Istanbul · Eine Milliarde Euro will die Europäische Union zusätzlich für die Versorgung syrischer Bürgerkriegsflüchtlinge in den Nachbarländern Syriens locker machen. Ein Großteil des Geldes wird in die Türkei fließen. Aber dem türkischen Präsidenten Recep Tayyip Erdogan geht es nicht nur ums Geld: Er will in Nordsyrien Schutzzonen einrichten, um den Flüchtlingsstrom zu stoppen. Sein Plan findet immer mehr Unterstützer.

Als türkischer Ministerpräsident war Erdogan 2011 einer der ersten, der offen den Sturz des syrischen Diktators Baschar al Assad forderte. Um dieses Ziel zu erreichen, unterstützte die Türkei die syrischen Rebellen. Sogar an die Terrormiliz "Islamischer Staat" (IS) habe Erdogan Waffen liefern lassen, werfen ihm Oppositionspolitiker vor. Nun beginnt sich nicht nur in Washington und Berlin, sondern auch in Ankara die Erkenntnis durchzusetzen, dass man bei einer Lösung des Syrien-Problems nicht an Assad vorbeikommt. Er könne sich "einen Übergangsprozess ohne oder mit Assad" vorstellen, sagte Erdogan vergangenen Donnerstag. Zu dem Sinneswandel dürfte Erdogans Treffen einen Tag zuvor mit dem russischen Präsidenten Wladimir Putin beigetragen haben. Moskaus verstärktes militärisches Engagement für Assad bringt Erdogan unter Zugzwang.

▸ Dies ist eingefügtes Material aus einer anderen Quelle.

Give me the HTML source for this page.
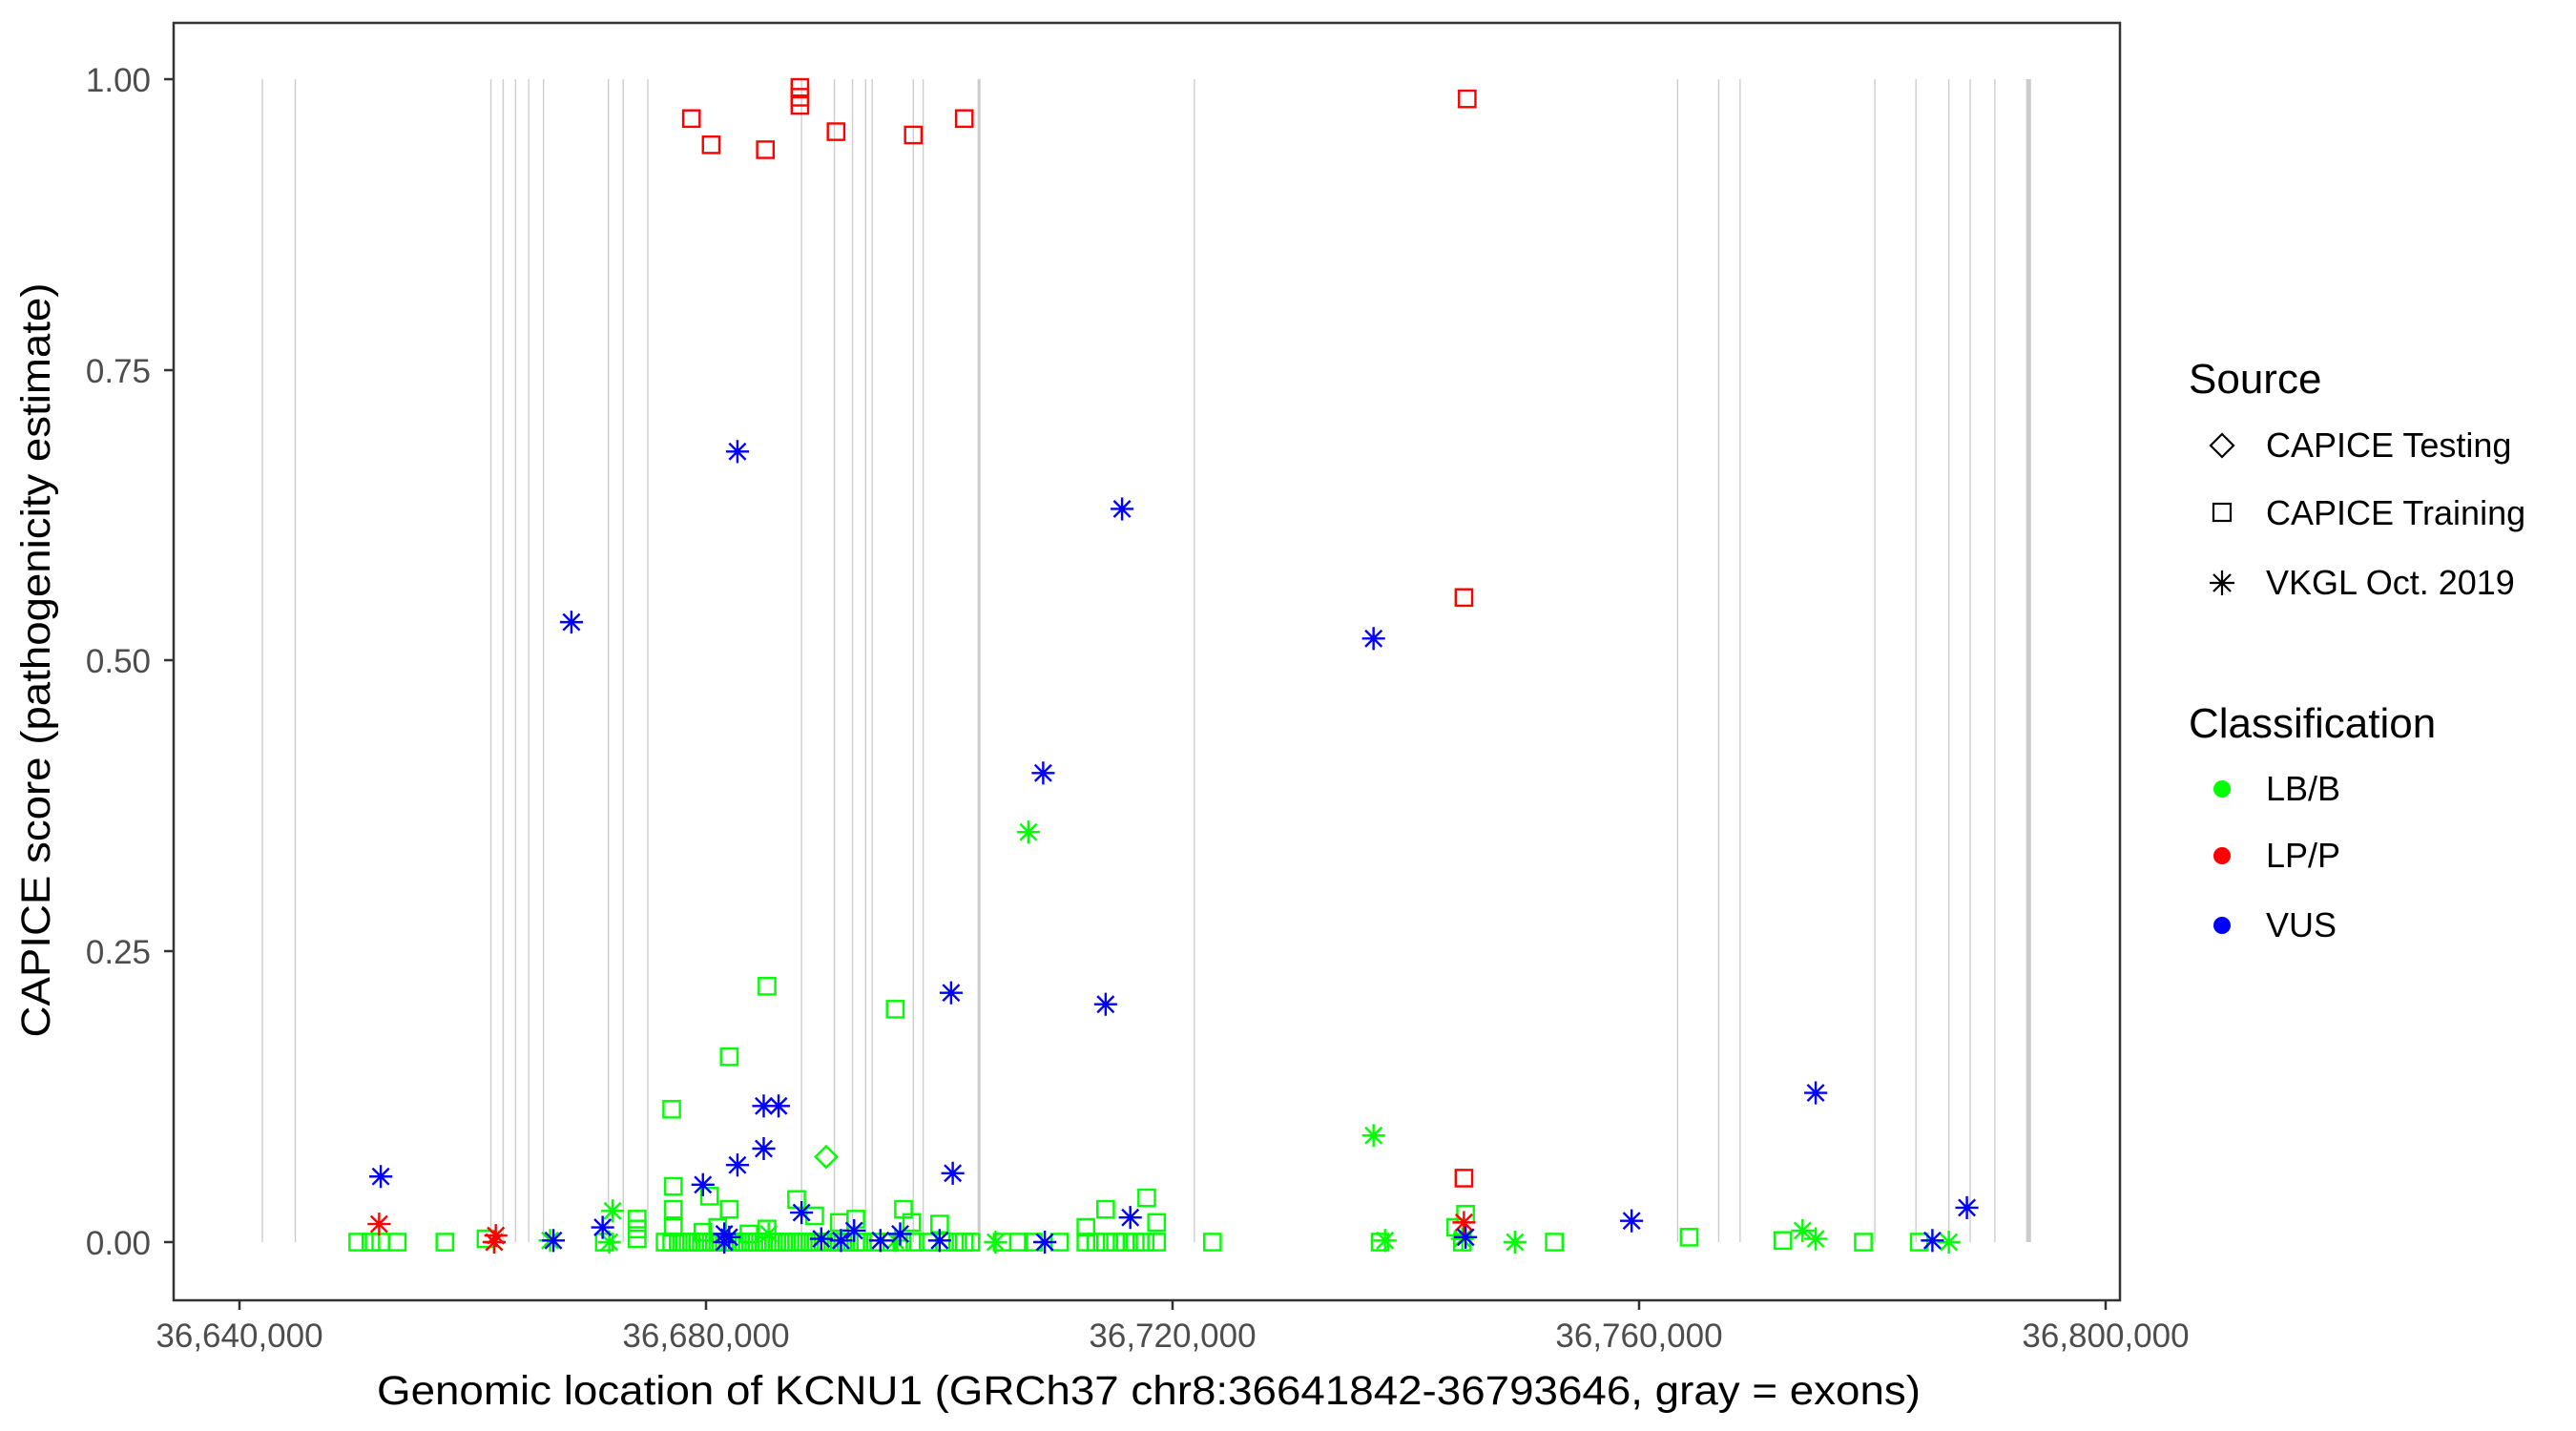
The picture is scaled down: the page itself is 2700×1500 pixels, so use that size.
<!DOCTYPE html>
<html><head><meta charset="utf-8"><style>
html,body{margin:0;padding:0;background:#fff;}
svg{display:block;font-family:"Liberation Sans",Arial,sans-serif;}
</style></head><body>
<svg width="2700" height="1500" viewBox="0 0 2700 1500" xmlns="http://www.w3.org/2000/svg">
<defs>
<g id="sq"><rect x="-5" y="-5" width="10" height="10" fill="none" stroke-width="1.4"/></g>
<g id="as"><path d="M0,-7V7M-7,0H7M-5,-5L5,5M-5,5L5,-5" fill="none" stroke-width="1.4"/></g>
<g id="di"><path d="M0,-6.5L6.5,0L0,6.5L-6.5,0Z" fill="none" stroke-width="1.4"/></g>
</defs>
<rect x="0" y="0" width="2700" height="1500" fill="#fff"/>
<g transform="matrix(1.7228 0 0 1.7193 -0.6 0.5)">
<g stroke="#cccccc" stroke-width="0.8">
<line x1="160" y1="48" x2="160" y2="757"/><line x1="180" y1="48" x2="180" y2="757"/>
<line x1="299" y1="48" x2="299" y2="757"/><line x1="306.5" y1="48" x2="306.5" y2="757"/>
<line x1="314" y1="48" x2="314" y2="757"/><line x1="322" y1="48" x2="322" y2="757"/>
<line x1="331" y1="48" x2="331" y2="757"/><line x1="370.5" y1="48" x2="370.5" y2="757"/>
<line x1="379.5" y1="48" x2="379.5" y2="757"/><line x1="394.5" y1="48" x2="394.5" y2="757"/>
<line x1="488" y1="48" x2="488" y2="757"/><line x1="508" y1="48" x2="508" y2="757"/>
<line x1="519" y1="48" x2="519" y2="757"/><line x1="527" y1="48" x2="527" y2="757"/>
<line x1="531" y1="48" x2="531" y2="757"/><line x1="556" y1="48" x2="556" y2="757"/>
<line x1="562" y1="48" x2="562" y2="757"/><line x1="596" y1="48" x2="596" y2="757" stroke-width="1.8"/>
<line x1="727" y1="48" x2="727" y2="757"/><line x1="1021" y1="48" x2="1021" y2="757"/>
<line x1="1046" y1="48" x2="1046" y2="757"/><line x1="1059" y1="48" x2="1059" y2="757"/>
<line x1="1141" y1="48" x2="1141" y2="757"/><line x1="1166" y1="48" x2="1166" y2="757"/>
<line x1="1186" y1="48" x2="1186" y2="757"/><line x1="1199" y1="48" x2="1199" y2="757"/>
<line x1="1214" y1="48" x2="1214" y2="757"/><line x1="1234.5" y1="48" x2="1234.5" y2="757" stroke-width="3"/>
</g>
<g stroke="#00ff00">
<use href="#sq" x="405" y="757"/><use href="#sq" x="409" y="757"/><use href="#sq" x="413" y="757"/><use href="#sq" x="417" y="757"/><use href="#sq" x="421" y="757"/><use href="#sq" x="425" y="757"/><use href="#sq" x="429" y="757"/><use href="#sq" x="433" y="757"/><use href="#sq" x="437" y="757"/><use href="#sq" x="441" y="757"/><use href="#sq" x="445" y="757"/><use href="#sq" x="449" y="757"/><use href="#sq" x="453" y="757"/><use href="#sq" x="457" y="757"/><use href="#sq" x="461" y="757"/><use href="#sq" x="465" y="757"/><use href="#sq" x="469" y="757"/><use href="#sq" x="473" y="757"/><use href="#sq" x="477" y="757"/><use href="#sq" x="481" y="757"/><use href="#sq" x="485" y="757"/><use href="#sq" x="489" y="757"/><use href="#sq" x="493" y="757"/><use href="#sq" x="497" y="757"/><use href="#sq" x="501" y="757"/><use href="#sq" x="505" y="757"/><use href="#sq" x="509" y="757"/><use href="#sq" x="513" y="757"/><use href="#sq" x="517" y="757"/><use href="#sq" x="521" y="757"/><use href="#sq" x="525" y="757"/><use href="#sq" x="533" y="757"/><use href="#sq" x="541" y="757"/><use href="#sq" x="549" y="757"/><use href="#sq" x="557" y="757"/><use href="#sq" x="565" y="757"/><use href="#sq" x="575" y="757"/><use href="#sq" x="583" y="757"/><use href="#sq" x="587" y="757"/><use href="#sq" x="591" y="757"/><use href="#sq" x="610" y="757"/><use href="#sq" x="620" y="757"/><use href="#sq" x="629" y="757"/><use href="#sq" x="645" y="757"/><use href="#sq" x="661" y="757"/><use href="#sq" x="667" y="757"/><use href="#sq" x="673" y="757"/><use href="#sq" x="679" y="757"/><use href="#sq" x="685" y="757"/><use href="#sq" x="691" y="757"/><use href="#sq" x="697" y="757"/><use href="#sq" x="704" y="757"/>
<use href="#sq" x="218" y="757"/><use href="#sq" x="226" y="757"/><use href="#sq" x="232" y="757"/><use href="#sq" x="242" y="757"/><use href="#sq" x="271" y="757"/><use href="#sq" x="296" y="755"/><use href="#sq" x="368" y="757"/><use href="#sq" x="388" y="755"/><use href="#sq" x="388" y="749"/><use href="#sq" x="388" y="743"/>
<use href="#sq" x="738" y="757"/><use href="#sq" x="946" y="757"/><use href="#sq" x="1028" y="754"/><use href="#sq" x="1085" y="756"/><use href="#sq" x="1134" y="757"/><use href="#sq" x="1168" y="757"/><use href="#sq" x="840" y="757"/><use href="#sq" x="890" y="757"/><use href="#sq" x="886" y="748"/><use href="#sq" x="892" y="740"/>
<use href="#sq" x="467" y="601"/><use href="#sq" x="545" y="615"/><use href="#sq" x="444" y="644"/><use href="#sq" x="409" y="676"/><use href="#sq" x="410" y="723"/><use href="#sq" x="410" y="737"/><use href="#sq" x="410" y="748"/><use href="#sq" x="432" y="729"/><use href="#sq" x="444" y="737"/><use href="#sq" x="485" y="731"/><use href="#sq" x="550" y="737"/><use href="#sq" x="555" y="745"/><use href="#sq" x="572" y="746"/><use href="#sq" x="673" y="737"/><use href="#sq" x="698" y="730"/><use href="#sq" x="704" y="745"/><use href="#sq" x="661" y="748"/><use href="#sq" x="521" y="743"/><use href="#sq" x="511" y="745"/><use href="#sq" x="496" y="741"/><use href="#sq" x="467" y="749"/><use href="#sq" x="437" y="748"/><use href="#sq" x="428" y="751"/><use href="#sq" x="456" y="752"/>
<use href="#di" x="503" y="705"/>
<use href="#as" x="626" y="507"/><use href="#as" x="836" y="692"/><use href="#as" x="373" y="738"/><use href="#as" x="1097" y="750"/><use href="#as" x="1105" y="755"/><use href="#as" x="843" y="756"/><use href="#as" x="922" y="757"/><use href="#as" x="1186" y="757"/><use href="#as" x="890" y="755"/><use href="#as" x="606" y="757"/><use href="#as" x="371" y="757"/><use href="#as" x="545" y="756"/><use href="#as" x="468" y="752"/><use href="#as" x="301" y="757"/><use href="#as" x="335" y="756"/>
</g>
<g stroke="#ff0000">
<use href="#sq" x="421" y="72"/><use href="#sq" x="433" y="88"/><use href="#sq" x="466" y="91"/><use href="#sq" x="487" y="53"/><use href="#sq" x="487" y="59"/><use href="#sq" x="487" y="64"/><use href="#sq" x="509" y="80"/><use href="#sq" x="556" y="82"/><use href="#sq" x="587" y="72"/><use href="#sq" x="893" y="60"/><use href="#sq" x="891" y="364"/><use href="#sq" x="891" y="718"/>
<use href="#as" x="231" y="746"/><use href="#as" x="302" y="753"/><use href="#as" x="301" y="757"/><use href="#as" x="891" y="745"/>
</g>
<g stroke="#0000ff">
<use href="#as" x="449" y="275"/><use href="#as" x="348" y="379"/><use href="#as" x="683" y="310"/><use href="#as" x="836" y="389"/><use href="#as" x="635" y="471"/><use href="#as" x="579" y="605"/><use href="#as" x="673" y="612"/><use href="#as" x="1105" y="666"/><use href="#as" x="465" y="674"/><use href="#as" x="474" y="674"/><use href="#as" x="232" y="717"/><use href="#as" x="580" y="715"/><use href="#as" x="449" y="710"/><use href="#as" x="465" y="700"/><use href="#as" x="428" y="722"/><use href="#as" x="488" y="739"/><use href="#as" x="688" y="742"/><use href="#as" x="993" y="744"/><use href="#as" x="1197" y="736"/><use href="#as" x="367" y="748"/><use href="#as" x="337" y="756"/><use href="#as" x="441" y="752"/><use href="#as" x="441" y="757"/><use href="#as" x="444" y="754"/><use href="#as" x="500" y="755"/><use href="#as" x="512" y="756"/><use href="#as" x="520" y="750"/><use href="#as" x="536" y="756"/><use href="#as" x="548" y="752"/><use href="#as" x="572" y="756"/><use href="#as" x="636" y="757"/><use href="#as" x="1176" y="756"/><use href="#as" x="892" y="754"/>
</g>
</g>
<rect x="182" y="24" width="2040" height="1339" fill="none" stroke="#333" stroke-width="2.5"/>
<g stroke="#333" stroke-width="2.5">
<line x1="172" y1="83" x2="182" y2="83"/><line x1="172" y1="388" x2="182" y2="388"/><line x1="172" y1="692" x2="182" y2="692"/><line x1="172" y1="997" x2="182" y2="997"/><line x1="172" y1="1302" x2="182" y2="1302"/>
<line x1="251" y1="1363" x2="251" y2="1373"/><line x1="740" y1="1363" x2="740" y2="1373"/><line x1="1229" y1="1363" x2="1229" y2="1373"/><line x1="1718" y1="1363" x2="1718" y2="1373"/><line x1="2207" y1="1363" x2="2207" y2="1373"/>
</g>
<g fill="#4d4d4d" font-size="35" text-anchor="end">
<text x="158" y="96">1.00</text><text x="158" y="401">0.75</text><text x="158" y="705">0.50</text><text x="158" y="1010">0.25</text><text x="158" y="1315">0.00</text>
</g>
<g fill="#4d4d4d" font-size="35" text-anchor="middle">
<text x="251" y="1412">36,640,000</text><text x="740" y="1412">36,680,000</text><text x="1229" y="1412">36,720,000</text><text x="1718" y="1412">36,760,000</text><text x="2207" y="1412">36,800,000</text>
</g>
<text x="1204" y="1472" font-size="43" text-anchor="middle" textLength="1618" lengthAdjust="spacingAndGlyphs">Genomic location of KCNU1 (GRCh37 chr8:36641842-36793646, gray = exons)</text>
<text transform="translate(52,692) rotate(-90)" font-size="43" text-anchor="middle" textLength="791" lengthAdjust="spacingAndGlyphs">CAPICE score (pathogenicity estimate)</text>
<text x="2294" y="412" font-size="44">Source</text>
<path d="M2317,467L2329,455L2341,467L2329,479Z" fill="none" stroke="#000" stroke-width="2.2"/>
<rect x="2320" y="528" width="18" height="18" fill="none" stroke="#000" stroke-width="2.2"/>
<path d="M2329,598V624M2316,611H2342M2320,602L2338,620M2320,620L2338,602" stroke="#000" stroke-width="2.2"/>
<g font-size="36"><text x="2375" y="479">CAPICE Testing</text><text x="2375" y="550">CAPICE Training</text><text x="2375" y="623">VKGL Oct. 2019</text></g>
<text x="2294" y="773" font-size="44">Classification</text>
<circle cx="2329" cy="827" r="9" fill="#00ff00"/><circle cx="2329" cy="897" r="9" fill="#ff0000"/><circle cx="2329" cy="970" r="9" fill="#0000ff"/>
<g font-size="36"><text x="2375" y="839">LB/B</text><text x="2375" y="909">LP/P</text><text x="2375" y="982">VUS</text></g>
</svg>
</body></html>
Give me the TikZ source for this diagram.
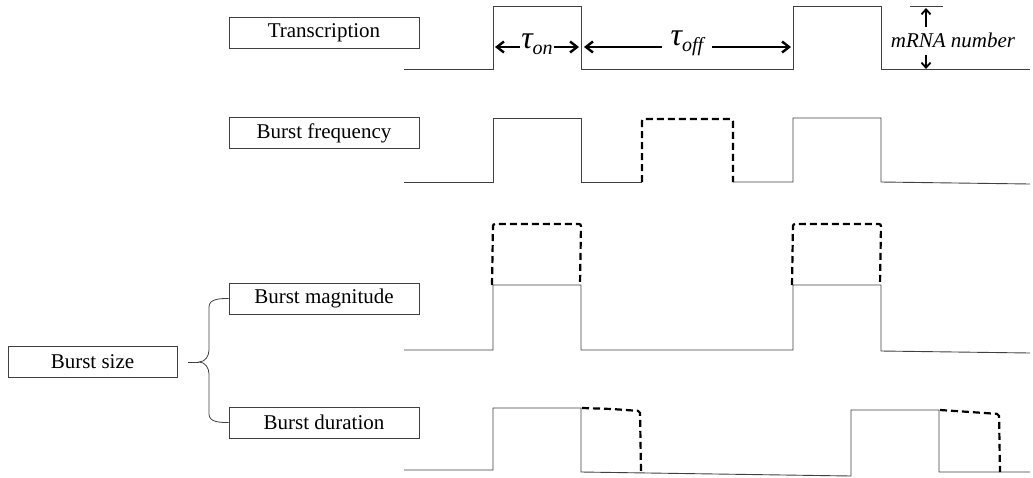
\documentclass[tikz,border=0pt]{standalone}
\usepackage{fontspec}
\setmainfont{Liberation Serif}
\usetikzlibrary{arrows.meta}
\newcommand{\tausub}[1]{τ\raisebox{-6pt}{\fontsize{20}{20}\selectfont #1}}
\begin{document}
\begin{tikzpicture}[x=1pt,y=-1pt,
  wave/.style={draw=black!75,line width=0.9pt},
  dwave/.style={draw=black,line width=2.2pt,dash pattern=on 7pt off 4pt,rounded corners=2pt},
  lbox/.style={draw=black!75,line width=0.8pt,minimum width=190pt,minimum height=31pt,inner sep=0pt,font=\fontsize{21}{25}\selectfont},
  tarrow/.style={line width=2.2pt,-{Straight Barb[length=7pt,width=11pt,line width=2.4pt]}},
  marrow/.style={line width=1.7pt,-{Straight Barb[length=5pt,width=9pt,line width=1.8pt]}},
  tlab/.style={font=\fontsize{32}{36}\selectfont\itshape},
  brace/.style={draw=black!75,line width=0.8pt}]
\useasboundingbox (0,0) rectangle (1033,477);
% label boxes
\node[lbox] (tr) at (324,33) {Transcription};
\node[lbox] (bf) at (324,133) {Burst frequency};
\node[lbox] (bm) at (324,298.5) {Burst magnitude};
\node[lbox] (bd) at (324,422.5) {Burst duration};
\node[lbox,minimum width=169pt] (bs) at (92.5,361.5) {Burst size};
% brace
\coordinate (tip) at (199,362);
\coordinate (stub) at (188,362);
\draw[brace] (bm.west) to[out=180,in=90] (209,307) -- (209,350) to[out=-90,in=0] (tip)
  to[out=0,in=90] (209,374) -- (209,414) to[out=-90,in=180] (bd.west);
\draw[brace] (stub) -- (tip);
% row 1: transcription
\draw[wave] (404,69) -- (493,69) -- (493,6) -- (581,6) -- (581,69) -- (793,69) -- (793,6) -- (881,6) -- (881,69) -- (1030,69);
\node[tlab,inner sep=1pt] (ton) at (537,44) {\tausub{on}};
\draw[tarrow] (ton.west |- 0,47) -- (495,47);
\draw[tarrow] (ton.east |- 0,47) -- (579,47);
\node[tlab,inner sep=9pt] (toff) at (687,43) {\tausub{off}};
\draw[tarrow] (toff.west |- 0,47) -- (584,47);
\draw[tarrow] (toff.east |- 0,47) -- (791,47);
\draw[black!75,line width=0.8pt] (910,6) -- (943,6);
\node[font=\fontsize{21}{25}\selectfont\itshape,inner sep=0pt] (mrna) at (953,40) {mRNA number};
\coordinate (mtop) at (926,8);
\coordinate (mbot) at (926,69);
\draw[marrow] (926,27) -- (mtop);
\draw[marrow] (926,55) -- (mbot);
% row 2: burst frequency
\draw[wave] (404,182) -- (493,182) -- (493,118) -- (581,118) -- (581,182) -- (642,182);
\draw[dwave] (642,182) -- (642,119) -- (733,119) -- (733,182);
\draw[wave] (733,182) -- (793,182) -- (793,118) -- (881,118) -- (881,182) -- (1030,184);
% row 3: burst magnitude
\draw[wave] (404,350) -- (493,350) -- (493,285) -- (581,285) -- (581,350) -- (793,350) -- (793,285) -- (881,285) -- (881,351) -- (1030,353);
\draw[dwave] (492,285) -- (493,224) -- (581,224) -- (580,285);
\draw[dwave] (792,285) -- (793,224) -- (881,224) -- (880,285);
% row 4: burst duration
\draw[wave] (404,470) -- (493,470) -- (493,408) -- (581,408) -- (581,472) -- (851,476) -- (851,410) -- (939,410) -- (939,472) -- (1030,472);
\draw[dwave] (582,408) -- (612,409) -- (640,411) -- (641,472);
\draw[dwave] (940,410) -- (970,412) -- (999,414) -- (1000,472);
\end{tikzpicture}
\end{document}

Schien der Sturz Assads 2011 nur eine Frage von Monaten zu sein, ist der Despot von Damaskus vier Jahre später immer noch im Amt. Das hat auch Konsequenzen für die Politik Ankaras in der Flüchtlingsfrage: Seit Beginn des syrischen Bürgerkriegs hat die Türkei über zwei Millionen Syrer aufgenommen. Etwa 275.000 leben in Zeltstädten an der syrischen Grenze. Die Menschen werden in den Lagern zwar gut versorgt. Aber eine Integrationspolitik hat Ankara nicht entwickelt. Die Flüchtlinge sind in der Türkei weitgehend rechtlos. Schließlich ging man von einem baldigen Ende des Bürgerkriegs und der Rückkehr der Menschen in ihre Heimat aus.

Schon seit Monaten wirbt die Türkei daher dafür, auf der syrischen Seite der Grenze Schutzzonen einzurichten, in denen die Zivilbevölkerung Zuflucht finden könnte. Angedacht ist ein etwa 100 Kilometer langer und 40 Kilometer breiter Streifen. Eine solche Pufferzone hätte aus türkischer Sicht auch den Vorteil, dass sich damit die Entstehung einer kurdischen Autonomieregion in Nordsyrien abblocken ließe.

Bei den USA und den europäischen Partnern stieß das Konzept bisher auf wenig Gegenliebe, da man zur Kontrolle einer solchen Zone wohl Bodentruppen einsetzen oder die syrische Opposition weiter aufrüsten müsste. Unter dem Eindruck der Flüchtlingswelle gewinnt die Idee aber jetzt Anhänger. Auch Kanzlerin Merkel hatte stets betont, eine Lösung gebe es nur mit der Türkei. Bei der UN-Generalversammlung in New York traf sie unter anderem den türkischen Ministerpräsidenten Ahmet Davutoglu.